_What you are asked to do_: Start at the line that contains "Output the Python", stop at the line that contains "import plotly.graph_objects as go", and repeat every line in that span, those two included, with no pictures.

_Data listing_:
==============================
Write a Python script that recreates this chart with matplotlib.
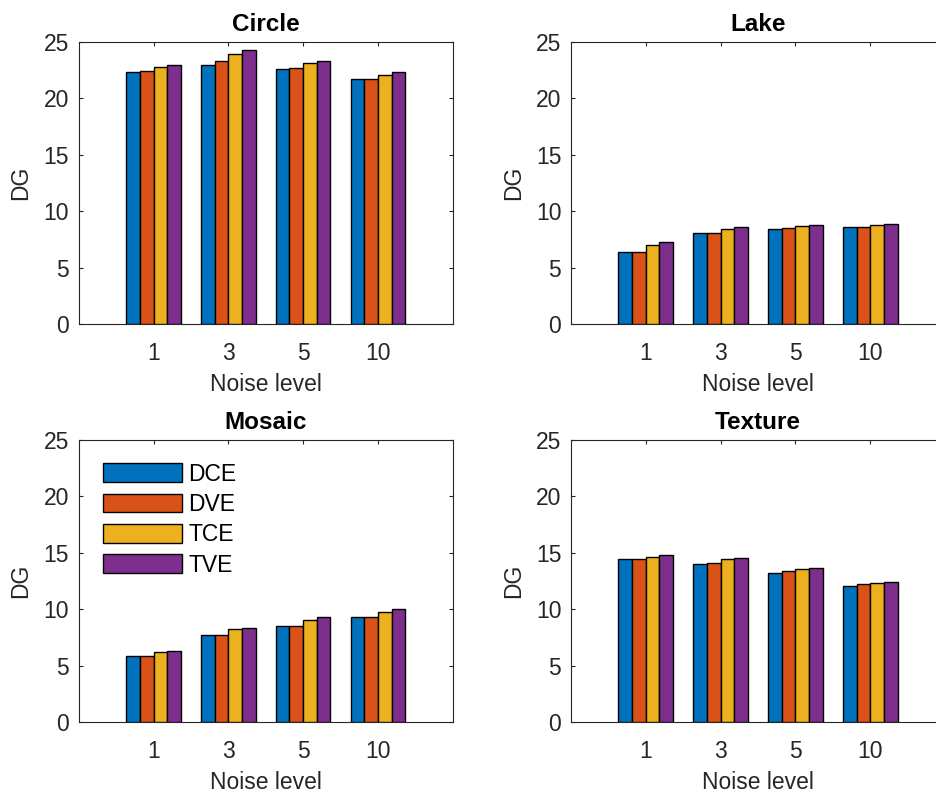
==============================
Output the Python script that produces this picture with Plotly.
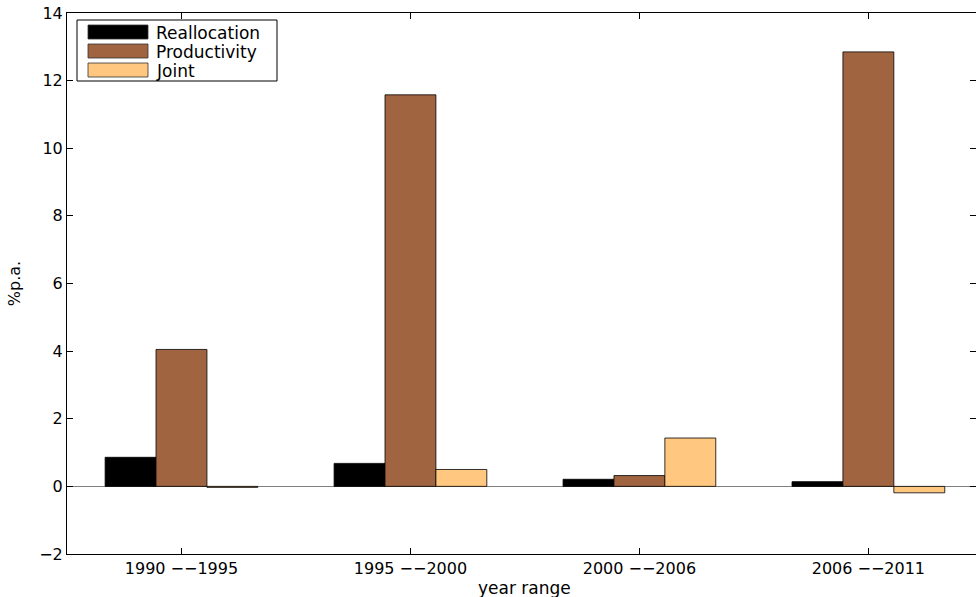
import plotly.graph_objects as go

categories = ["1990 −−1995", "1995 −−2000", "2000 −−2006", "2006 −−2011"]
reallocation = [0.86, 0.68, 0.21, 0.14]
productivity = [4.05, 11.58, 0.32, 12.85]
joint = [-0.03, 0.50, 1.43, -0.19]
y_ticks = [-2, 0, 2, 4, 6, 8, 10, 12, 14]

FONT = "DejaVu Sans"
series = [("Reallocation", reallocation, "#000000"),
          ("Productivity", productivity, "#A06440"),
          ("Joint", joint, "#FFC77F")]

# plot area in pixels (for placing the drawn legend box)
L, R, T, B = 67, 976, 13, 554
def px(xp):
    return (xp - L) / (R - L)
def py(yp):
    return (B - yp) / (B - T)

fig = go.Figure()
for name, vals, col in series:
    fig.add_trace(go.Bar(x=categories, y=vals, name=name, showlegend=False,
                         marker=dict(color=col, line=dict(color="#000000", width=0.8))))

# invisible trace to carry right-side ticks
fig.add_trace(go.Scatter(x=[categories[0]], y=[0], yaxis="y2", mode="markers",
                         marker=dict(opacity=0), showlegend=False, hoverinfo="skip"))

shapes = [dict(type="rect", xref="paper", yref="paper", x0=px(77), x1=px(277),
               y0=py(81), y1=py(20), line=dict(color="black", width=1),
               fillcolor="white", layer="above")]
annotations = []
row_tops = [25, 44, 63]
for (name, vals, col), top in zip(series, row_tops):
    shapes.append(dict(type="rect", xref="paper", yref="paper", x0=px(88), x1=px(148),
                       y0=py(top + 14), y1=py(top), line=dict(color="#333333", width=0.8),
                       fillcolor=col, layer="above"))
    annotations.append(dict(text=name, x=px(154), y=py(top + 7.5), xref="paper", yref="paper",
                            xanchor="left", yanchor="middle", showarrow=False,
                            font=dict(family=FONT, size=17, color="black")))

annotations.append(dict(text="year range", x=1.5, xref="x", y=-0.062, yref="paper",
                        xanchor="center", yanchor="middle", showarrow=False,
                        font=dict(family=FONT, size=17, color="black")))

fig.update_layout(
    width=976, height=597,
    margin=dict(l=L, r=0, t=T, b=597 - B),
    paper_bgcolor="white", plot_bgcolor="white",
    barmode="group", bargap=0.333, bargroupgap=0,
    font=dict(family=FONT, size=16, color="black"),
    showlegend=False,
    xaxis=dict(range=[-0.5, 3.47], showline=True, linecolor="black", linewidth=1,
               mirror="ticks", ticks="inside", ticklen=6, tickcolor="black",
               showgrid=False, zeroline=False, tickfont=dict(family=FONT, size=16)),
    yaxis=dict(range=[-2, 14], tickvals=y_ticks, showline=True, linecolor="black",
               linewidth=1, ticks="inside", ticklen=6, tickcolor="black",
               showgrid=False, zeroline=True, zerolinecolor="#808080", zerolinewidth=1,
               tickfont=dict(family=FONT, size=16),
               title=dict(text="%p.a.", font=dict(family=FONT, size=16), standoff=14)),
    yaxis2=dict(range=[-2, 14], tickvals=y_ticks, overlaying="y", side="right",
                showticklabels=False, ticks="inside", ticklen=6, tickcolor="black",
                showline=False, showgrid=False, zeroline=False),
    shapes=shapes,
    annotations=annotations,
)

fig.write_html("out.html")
==============================
_Answer to the exercise_:
Output the Python script that produces this picture with Plotly.
import plotly.graph_objects as go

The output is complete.